Records with drawing code:
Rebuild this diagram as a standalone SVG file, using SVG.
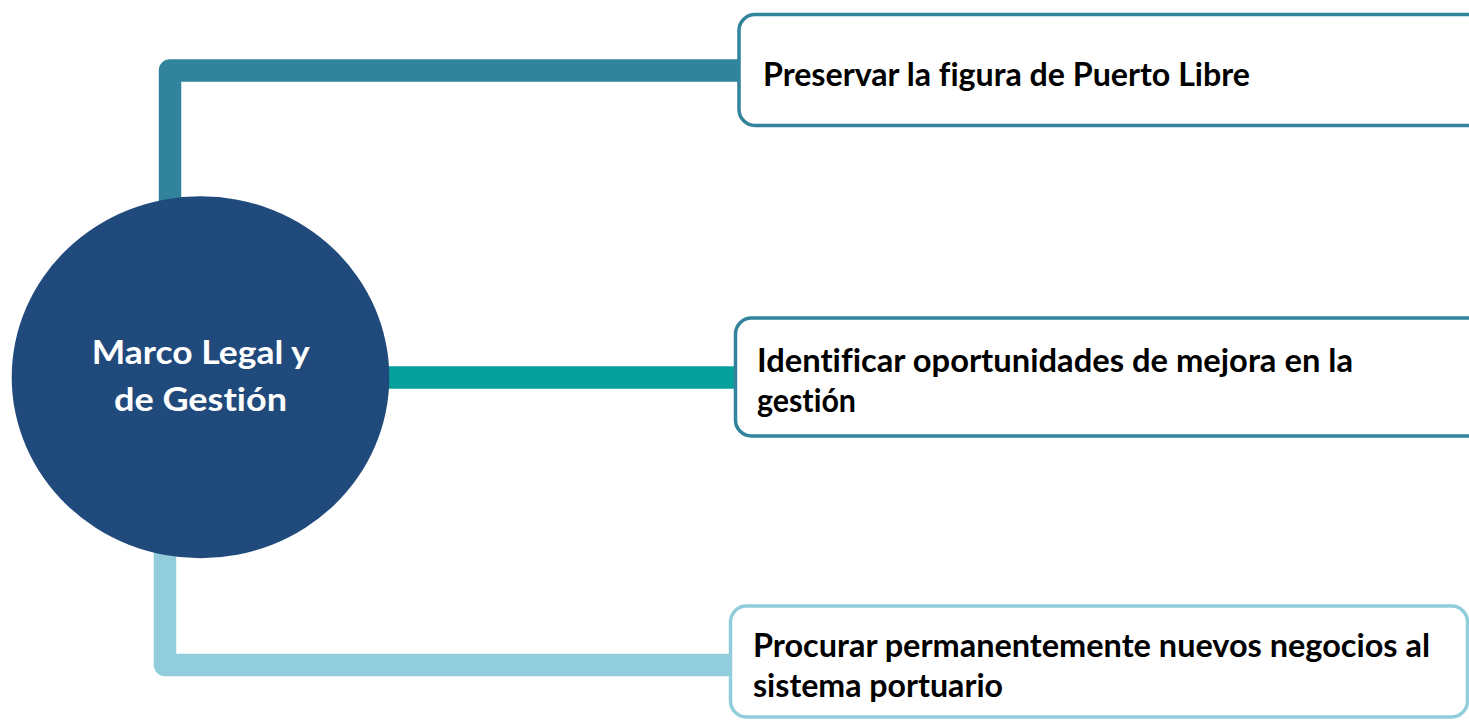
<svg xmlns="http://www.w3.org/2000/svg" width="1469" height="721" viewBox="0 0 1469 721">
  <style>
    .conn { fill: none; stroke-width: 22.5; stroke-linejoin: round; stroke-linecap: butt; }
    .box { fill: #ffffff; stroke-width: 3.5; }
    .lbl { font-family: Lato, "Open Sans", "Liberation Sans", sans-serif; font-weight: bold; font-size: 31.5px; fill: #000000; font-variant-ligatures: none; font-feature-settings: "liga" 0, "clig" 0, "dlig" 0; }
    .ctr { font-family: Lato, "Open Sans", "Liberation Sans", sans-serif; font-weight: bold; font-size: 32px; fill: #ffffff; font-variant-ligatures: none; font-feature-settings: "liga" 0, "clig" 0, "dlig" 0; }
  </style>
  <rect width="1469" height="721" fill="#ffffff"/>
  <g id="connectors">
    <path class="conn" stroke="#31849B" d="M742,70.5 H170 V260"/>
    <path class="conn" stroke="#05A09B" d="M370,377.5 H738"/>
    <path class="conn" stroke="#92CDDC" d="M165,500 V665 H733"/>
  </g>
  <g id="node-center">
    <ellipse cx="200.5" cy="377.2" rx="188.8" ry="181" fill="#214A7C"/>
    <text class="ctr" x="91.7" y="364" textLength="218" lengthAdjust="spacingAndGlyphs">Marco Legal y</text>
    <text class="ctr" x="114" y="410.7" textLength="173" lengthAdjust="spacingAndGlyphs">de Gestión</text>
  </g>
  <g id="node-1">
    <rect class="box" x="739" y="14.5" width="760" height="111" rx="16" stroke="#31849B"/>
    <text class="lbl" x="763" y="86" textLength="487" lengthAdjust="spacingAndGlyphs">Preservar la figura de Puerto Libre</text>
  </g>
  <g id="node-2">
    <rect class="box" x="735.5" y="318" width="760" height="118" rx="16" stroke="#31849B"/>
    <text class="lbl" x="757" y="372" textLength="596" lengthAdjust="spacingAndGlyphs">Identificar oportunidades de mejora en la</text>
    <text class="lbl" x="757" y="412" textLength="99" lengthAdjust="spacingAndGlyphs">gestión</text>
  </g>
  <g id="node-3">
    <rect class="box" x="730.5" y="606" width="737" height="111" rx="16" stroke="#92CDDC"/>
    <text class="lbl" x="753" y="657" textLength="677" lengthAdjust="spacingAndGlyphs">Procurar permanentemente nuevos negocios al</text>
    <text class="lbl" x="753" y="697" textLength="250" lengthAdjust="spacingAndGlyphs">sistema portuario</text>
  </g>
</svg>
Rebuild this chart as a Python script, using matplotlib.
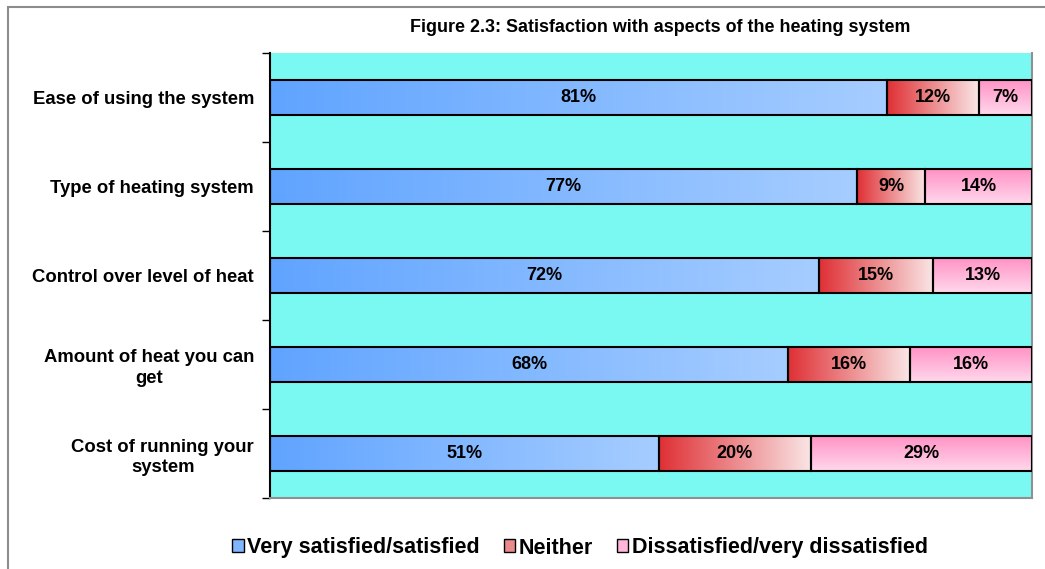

(Aim):
Every line of the listing that holds "this" should be found and copied.

(Answer to the exercise):
Rebuild this diagram as a standalone SVG file, using SVG.
Rebuild this chart as a Python script, using matplotlib.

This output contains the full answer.